Tilson started the 2015 season with the Springfield Cardinals of the Texas League. He was a mid-season All-Star selection with a .288 average, seven doubles, four triples with 11 RBI and 36 run scored. In 134 games with Springfield, Tilson hit .295/.351/.388 with 4 HR, 32 RBI, and 85 runs, but vastly improved his stolen base numbers, stealing a Texas League high 46 bases while being caught 19 times. After the season, Tilson got a chance to play in the Arizona Fall League with Surprise, while also being added to the Cardinals 40-man roster, thereby protecting him from the Rule V Draft. Tilson began 2016 with Triple-A Memphis, where in 100 games, he hit .282/.345/.407 with 4 HR, 34 RBI, 53 runs, and 15 stolen bases to just 3 times being caught. Tilson made 55 starts in center field, as well as 72 starts in the leadoff position.

===Chicago White Sox===
On July 31, 2016, the Cardinals traded Tilson to the Chicago White Sox, the team he grew up rooting for, for relief pitcher Zach Duke. Tilson was recalled to the major league roster, taking the place of incumbent center fielder J. B. Shuck, and was expected to immediately contribute as a regular outfielder.
[He's a] high character kid, plus speed, solid defense, very good bat-to-ball skills. We think he has a chance to potentially be an everyday guy out there in center.
— Rick Hahn, White Sox general manager
 He made his debut against the Detroit Tigers on August 2, and got his first major league hit, a single, in his first at bat, against Aníbal Sánchez. Unfortunately, Tilson strained his left hamstring during the game attempting to make a diving catch, and was placed on the disabled list, curiously becoming the fourth White Sox member in 2016 to become injured on or before their debut. On August 4, Tilson underwent season-ending surgery.

Following the offseason trade of Adam Eaton, Tilson was among the favorites to land the center field job out of spring training in 2017, receiving the endorsement of general manager Rick Hahn. However, Tilson suffered a stress reaction in the same foot he previously had a stress fracture and missed all of the 2017 season.

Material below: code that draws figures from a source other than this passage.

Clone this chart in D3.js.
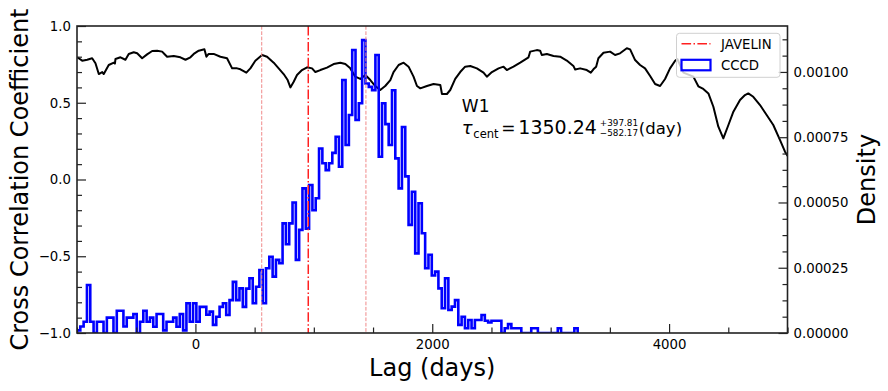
<!DOCTYPE html>
<html>
<head>
<meta charset="utf-8">
<script src="https://cdn.jsdelivr.net/npm/d3@7"></script>
<style>
  body { margin: 0; background: #fff; }
  svg text { font-family: "DejaVu Sans", sans-serif; fill: #000; }
</style>
</head>
<body>
<svg id="chart" width="888" height="391"></svg>
<script>
// cross correlation function, lag in days
var ccfLag = [-998,-956,-914,-872,-844,-816,-787,-774,-732,-689,-680,-675,-633,-591,-563,-521,-492,-450,-408,-365,-323,-281,-262,-239,-183,-127,-84,-42,-14,28,76,93,112,154,211,267,310,352,380,430,464,506,563,605,661,703,745,779,802,830,858,900,943,985,1013,1055,1111,1167,1224,1266,1308,1350,1392,1435,1477,1519,1561,1603,1646,1673,1716,1758,1800,1842,1871,1899,1955,2011,2068,2082,2124,2152,2194,2236,2278,2321,2377,2433,2461,2504,2560,2602,2630,2686,2743,2813,2827,2883,2911,2925,2968,3024,3080,3136,3192,3207,3249,3305,3339,3361,3384,3403,3446,3502,3544,3586,3643,3671,3713,3755,3797,3840,3882,3924,3966,4008,4051,4070,4121,4205,4247,4289,4332,4374,4416,4458,4501,4543,4599,4641,4669,4711,4768,4824,4880,4937,4979,5001];
var ccfR = [0.796,0.774,0.78,0.79,0.757,0.687,0.70,0.687,0.746,0.761,0.755,0.785,0.796,0.78,0.818,0.829,0.822,0.79,0.815,0.837,0.839,0.833,0.818,0.80,0.805,0.796,0.78,0.796,0.818,0.839,0.848,0.80,0.818,0.818,0.80,0.79,0.724,0.724,0.718,0.696,0.724,0.774,0.811,0.80,0.761,0.724,0.687,0.648,0.600,0.637,0.681,0.713,0.731,0.724,0.70,0.713,0.729,0.752,0.761,0.752,0.724,0.67,0.655,0.681,0.648,0.609,0.583,0.609,0.648,0.70,0.746,0.761,0.735,0.67,0.609,0.594,0.609,0.622,0.616,0.557,0.557,0.583,0.655,0.70,0.735,0.739,0.724,0.696,0.67,0.70,0.724,0.735,0.713,0.735,0.761,0.796,0.833,0.843,0.839,0.811,0.818,0.805,0.80,0.775,0.74,0.716,0.724,0.713,0.696,0.718,0.735,0.79,0.826,0.833,0.811,0.822,0.855,0.848,0.778,0.746,0.724,0.674,0.622,0.609,0.655,0.724,0.774,0.785,0.696,0.67,0.607,0.59,0.561,0.474,0.344,0.268,0.355,0.442,0.518,0.55,0.561,0.539,0.485,0.42,0.355,0.257,0.181,0.153];

// CCCD histogram: first bin edge, bin width (days), density in units of 1e-5
var cccdStart = -1000;
var cccdBinWidth = 28;
var cccdDensity = [1,2.5,4.3,18.4,4.3,0,4.3,4.3,0,5.9,5.9,0,8.5,8.5,2.5,5.9,5.9,7.3,0,4.3,
  8.5,4.3,5.9,2.4,7.3,7.3,1,4.3,4.3,5.9,2.4,7.3,1,11.4,4.3,11.4,4.3,10,10,7,
  8.2,3.1,6.2,10,11.4,6.9,12.6,19.6,12.6,17.1,10,17,21,11.4,17.7,24.1,11.4,24.8,29.2,21.6,
  28,26.7,42,34,42,50,28,39.5,55.4,40,56.7,47,51.6,70.7,65,62.4,65,69,75.2,63.7,
  96.9,72,83.5,108.4,81.6,88,112.2,95.6,94.3,93,106.5,67.5,88,80,72,93,66.9,55.4,78.9,60,
  41.4,54.1,30.5,49.7,38.2,24.8,30,22,23.5,17.1,9.5,21,8.8,10.1,12.6,3.1,6.2,1.8,5,1.8,
  5,5,6.9,4.7,4,4.7,4.7,4.7,0,1.8,3.4,1.8,1.8,1.8,0,0,0,1.8,1.8,0,
  0,0,0,0,0,1.8,0,0,0,0,1.8];

var javelinLag = 953;
var errLags = [560, 1440];

var xMajor = [0, 2000, 4000];
var yLeftMajor = [-1, -0.5, 0, 0.5, 1];
var yRightMajor = [0, 0.00025, 0.0005, 0.00075, 0.001];

var label = "W1";
var tauVal = "1350.24", tauUp = "+397.81", tauDown = "\u2212582.17";

var W = 888, H = 391;
var m = {left: 77, right: 100.5, top: 26, bottom: 58};
var svg = d3.select("#chart");

var x = d3.scaleLinear().domain([-1000, 5000]).range([m.left, W - m.right]);
var yL = d3.scaleLinear().domain([-1, 1]).range([H - m.bottom, m.top]);
var yR = d3.scaleLinear().domain([0, 0.001176]).range([H - m.bottom, m.top]);

svg.append("clipPath").attr("id", "clip").append("rect")
  .attr("x", m.left).attr("y", m.top)
  .attr("width", W - m.left - m.right).attr("height", H - m.top - m.bottom);

var plot = svg.append("g").attr("clip-path", "url(#clip)");

// CCF line
var ccf = ccfLag.map(function(d, i){ return [d, ccfR[i]]; });
plot.append("path")
  .attr("d", d3.line().x(function(d){return x(d[0]);}).y(function(d){return yL(d[1]);})(ccf))
  .attr("fill", "none").attr("stroke", "#000").attr("stroke-width", 2)
  .attr("stroke-linejoin", "round");

// step histogram
var steps = [[cccdStart, 0]];
cccdDensity.forEach(function(v, i){
  var a = cccdStart + i * cccdBinWidth;
  steps.push([a, v * 1e-5]);
  steps.push([a + cccdBinWidth, v * 1e-5]);
});
steps.push([cccdStart + cccdDensity.length * cccdBinWidth, 0]);
plot.append("path")
  .attr("d", d3.line().x(function(d){return x(d[0]);}).y(function(d){return yR(d[1]);})(steps))
  .attr("fill", "none").attr("stroke", "#0000ff").attr("stroke-width", 2.6)
  .attr("stroke-linejoin", "miter");

// vertical lines
errLags.forEach(function(l){
  plot.append("line").attr("x1", x(l)).attr("x2", x(l))
    .attr("y1", m.top).attr("y2", H - m.bottom)
    .attr("stroke", "#f08a8a").attr("stroke-width", 1)
    .attr("stroke-dasharray", "3.7,1.6");
});
plot.append("line").attr("x1", x(javelinLag)).attr("x2", x(javelinLag))
  .attr("y1", m.top).attr("y2", H - m.bottom)
  .attr("stroke", "#ff2020").attr("stroke-width", 1.5)
  .attr("stroke-dasharray", "9.6,2.4,1.5,2.4");

// axes
function style(g, size) {
  g.select(".domain").remove();
  g.attr("font-family", "DejaVu Sans").attr("font-size", size).attr("color", "#222");
  g.selectAll(".tick line").attr("stroke-width", 1.2);
  g.selectAll(".tick text").attr("fill", "#000");
}
var fs = 13.3;

var xMinor = d3.range(-1000, 5001, 500).filter(function(v){ return xMajor.indexOf(v) < 0; });
svg.append("g").attr("transform", "translate(0," + (H - m.bottom) + ")")
  .call(d3.axisBottom(x).tickValues(xMinor).tickSize(-5.5).tickFormat(""))
  .call(style, fs);
svg.append("g").attr("transform", "translate(0," + (H - m.bottom) + ")")
  .call(d3.axisBottom(x).tickValues(xMajor).tickSize(-9).tickPadding(7).tickFormat(d3.format("d")))
  .call(style, fs);

var yLMinor = d3.range(-10, 11).map(function(v){ return v / 10; })
  .filter(function(v){ return v * 2 !== Math.round(v * 2); });
svg.append("g").attr("transform", "translate(" + m.left + ",0)")
  .call(d3.axisLeft(yL).tickValues(yLMinor).tickSize(-5).tickFormat(""))
  .call(style, fs);
svg.append("g").attr("transform", "translate(" + m.left + ",0)")
  .call(d3.axisLeft(yL).tickValues(yLeftMajor).tickSize(-9).tickPadding(6).tickFormat(d3.format(".1f")))
  .call(style, fs);

var yRMinor = d3.range(1, 19).map(function(v){ return v * 0.0000625; })
  .filter(function(v){ return Math.abs(v / 0.00025 - Math.round(v / 0.00025)) > 1e-6; });
svg.append("g").attr("transform", "translate(" + (W - m.right) + ",0)")
  .call(d3.axisRight(yR).tickValues(yRMinor).tickSize(-5).tickFormat(""))
  .call(style, fs);
svg.append("g").attr("transform", "translate(" + (W - m.right) + ",0)")
  .call(d3.axisRight(yR).tickValues(yRightMajor).tickSize(-9).tickPadding(6).tickFormat(d3.format(".5f")))
  .call(style, fs);

// frame
svg.append("rect").attr("x", m.left).attr("y", m.top)
  .attr("width", W - m.left - m.right).attr("height", H - m.top - m.bottom)
  .attr("fill", "none").attr("stroke", "#222").attr("stroke-width", 1.6);

// axis labels
svg.append("text").attr("x", (m.left + W - m.right) / 2).attr("y", 376)
  .attr("text-anchor", "middle").attr("font-size", 24).text("Lag (days)");
svg.append("text").attr("transform", "translate(28," + ((m.top + H - m.bottom) / 2) + ") rotate(-90)")
  .attr("text-anchor", "middle").attr("font-size", 24).text("Cross Correlation Coefficient");
svg.append("text").attr("transform", "translate(875," + ((m.top + H - m.bottom) / 2) + ") rotate(-90)")
  .attr("text-anchor", "middle").attr("font-size", 24).text("Density");

// annotation
var ax0 = x(2250);
svg.append("text").attr("x", ax0).attr("y", 112).attr("font-size", 17).text(label);
var base = 134;
var t = svg.append("g");
t.append("text").attr("x", ax0).attr("y", base).attr("font-size", 18)
  .attr("font-style", "italic").text("\u03c4");
t.append("text").attr("x", ax0 + 11.5).attr("y", base + 3.5).attr("font-size", 11.5).text("cent");
t.append("text").attr("x", ax0 + 39.5).attr("y", base).attr("font-size", 17).text("=");
t.append("text").attr("x", ax0 + 56.5).attr("y", base).attr("font-size", 19).text(tauVal);
t.append("text").attr("x", ax0 + 138).attr("y", base - 8).attr("font-size", 8.8).text(tauUp);
t.append("text").attr("x", ax0 + 138).attr("y", base + 1.5).attr("font-size", 8.8).text(tauDown);
t.append("text").attr("x", ax0 + 177).attr("y", base).attr("font-size", 16.5).text("(day)");

// legend
var lg = svg.append("g").attr("transform", "translate(676.5,33.3)");
lg.append("rect").attr("width", 103.5).attr("height", 44).attr("rx", 3)
  .attr("fill", "#fff").attr("fill-opacity", 0.8).attr("stroke", "#d0d0d0").attr("stroke-width", 1);
lg.append("line").attr("x1", 5).attr("x2", 34).attr("y1", 10.5).attr("y2", 10.5)
  .attr("stroke", "#ff2020").attr("stroke-width", 1.5).attr("stroke-dasharray", "9.6,2.4,1.5,2.4");
lg.append("text").attr("x", 44.5).attr("y", 15.3).attr("font-size", fs).text("JAVELIN");
lg.append("rect").attr("x", 5).attr("y", 26.5).attr("width", 29).attr("height", 10.5)
  .attr("fill", "none").attr("stroke", "#0000ff").attr("stroke-width", 2.2);
lg.append("text").attr("x", 44.5).attr("y", 36.5).attr("font-size", fs).text("CCCD");
</script>
</body>
</html>
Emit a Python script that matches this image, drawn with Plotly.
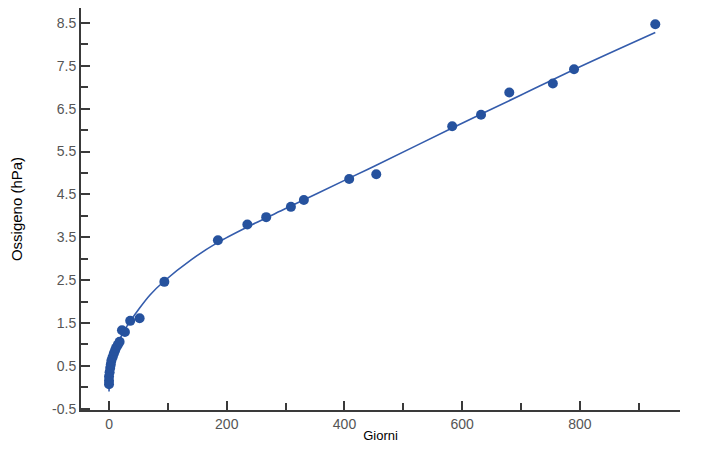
import plotly.graph_objects as go

days = [0, 0, 0, 1, 2, 3, 4, 6, 8, 10, 12, 15, 18, 22, 27, 36, 52,
        94, 185, 235, 267, 309, 331, 408, 454, 583, 632, 680, 754, 790, 928]
oxygen = [0.07, 0.15, 0.25, 0.35, 0.45, 0.53, 0.62, 0.70, 0.78, 0.85, 0.92, 0.99, 1.06, 1.33, 1.29, 1.55, 1.61,
          2.46, 3.43, 3.80, 3.97, 4.21, 4.37, 4.86, 4.97, 6.09, 6.36, 6.88, 7.09, 7.42, 8.47]

# Fitted curve
fit_days = [0, 1, 3, 6, 10, 16, 24, 35, 52, 70, 94, 140, 185, 235, 300, 408, 454, 583, 700, 800, 928]
fit_oxygen = [-0.1, 0.25, 0.5, 0.7, 0.86, 1.05, 1.28, 1.52, 1.85, 2.16, 2.48, 2.98, 3.38, 3.74, 4.17,
              4.88, 5.18, 6.05, 6.82, 7.48, 8.28]

y_ticks = [-0.5, 0.5, 1.5, 2.5, 3.5, 4.5, 5.5, 6.5, 7.5, 8.5]
x_ticks = [0, 200, 400, 600, 800]

blue = "rgb(38,82,158)"
line_blue = "rgb(52,92,172)"
axis_col = "#3a3a3a"
label_col = "#555555"

fig = go.Figure()
fig.add_trace(go.Scatter(x=fit_days, y=fit_oxygen, mode="lines",
                         line=dict(color=line_blue, width=1.6, shape="spline", smoothing=0.8),
                         hoverinfo="skip", showlegend=False))
fig.add_trace(go.Scatter(x=days, y=oxygen, mode="markers",
                         marker=dict(color=blue, size=10, symbol="circle"),
                         showlegend=False))

fig.update_layout(
    width=715, height=453,
    margin=dict(l=73, r=43, t=0, b=51),
    plot_bgcolor="white", paper_bgcolor="white",
    font=dict(family="Liberation Sans, Arial, sans-serif", color=label_col, size=12),
)
fig.update_xaxes(
    range=[-47.6, 970], showgrid=False, zeroline=False, automargin=False,
    showline=True, linecolor=axis_col, linewidth=2,
    tickmode="array", tickvals=x_ticks, ticktext=[str(v) for v in x_ticks],
    ticks="inside", ticklen=9, tickwidth=2, tickcolor=axis_col,
    minor=dict(dtick=100, tick0=0, ticks="inside", ticklen=7, tickwidth=2, tickcolor=axis_col),
    tickfont=dict(size=14, color=label_col),
    title=dict(text="Giorni", font=dict(size=13, color="black"), standoff=0),
)
fig.update_yaxes(
    range=[-0.53, 8.85], showgrid=False, zeroline=False, automargin=False,
    showline=True, linecolor=axis_col, linewidth=2,
    tickmode="array", tickvals=y_ticks, ticktext=[f"{v:.1f}" for v in y_ticks],
    ticks="inside", ticklen=9, tickwidth=2, tickcolor=axis_col,
    minor=dict(dtick=1, tick0=0, ticks="inside", ticklen=7, tickwidth=2, tickcolor=axis_col),
    tickfont=dict(size=14, color=label_col),
    title=dict(text="Ossigeno (hPa)", font=dict(size=15, color="black"), standoff=26),
)

fig.write_html("out.html")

Fully healthy, Tilson began 2018 with the Charlotte Knights. He was recalled by the White Sox on May 24. In 2018 with Chicago, Tilson batted .264/.331/.292 with 11 RBI. The White Sox designated Tilson for assignment after the 2018 season. Tilson was outrighted on January 17, 2019. On May 6, 2019, Tilson was selected to the active roster. On May 22, Tilson hit a grand slam for his first major league home run off of Astros reliever Josh James. On October 3, 2019, Tilson was outrighted to AAA and elected free agency.

===Pittsburgh Pirates===
On January 31, 2020, Tilson signed a minor league deal with the Pittsburgh Pirates. Tilson was released by the Pirates organization on June 9, 2020.

===Acereros de Monclova===
On May 20, 2021, Tilson signed with the Acereros de Monclova of the Mexican Baseball League. He hit .100 in 7 games before being released on May 29.

===Long Island Ducks===
On June 8, 2021, Tilson signed with the Long Island Ducks of the Atlantic League of Professional Baseball. In 8 games with Long Island, Tilson slashed .296/.355/.370 with 7 RBI.

===Philadelphia Phillies===
On June 19, 2021, Tilson's contract was purchased by the Philadelphia Phillies organization. He elected free agency following the season.

===Chicago Dogs===
On February 14, 2022, Tilson signed with the Chicago Dogs of the American Association. Tilson appeared in 92 games for Chicago in 2022, slashing .286/.354/.382 with 5 home runs, 32 RBI, and 20 stolen bases. On February 3, 2023, Tilson was released by the Dogs.

Following his release from the Dogs, Tilson enrolled in DePaul University to pursue a psychology major.

==Coaching career==
Tilson was hired as a volunteer assistant at Northwestern University's baseball program in late 2020.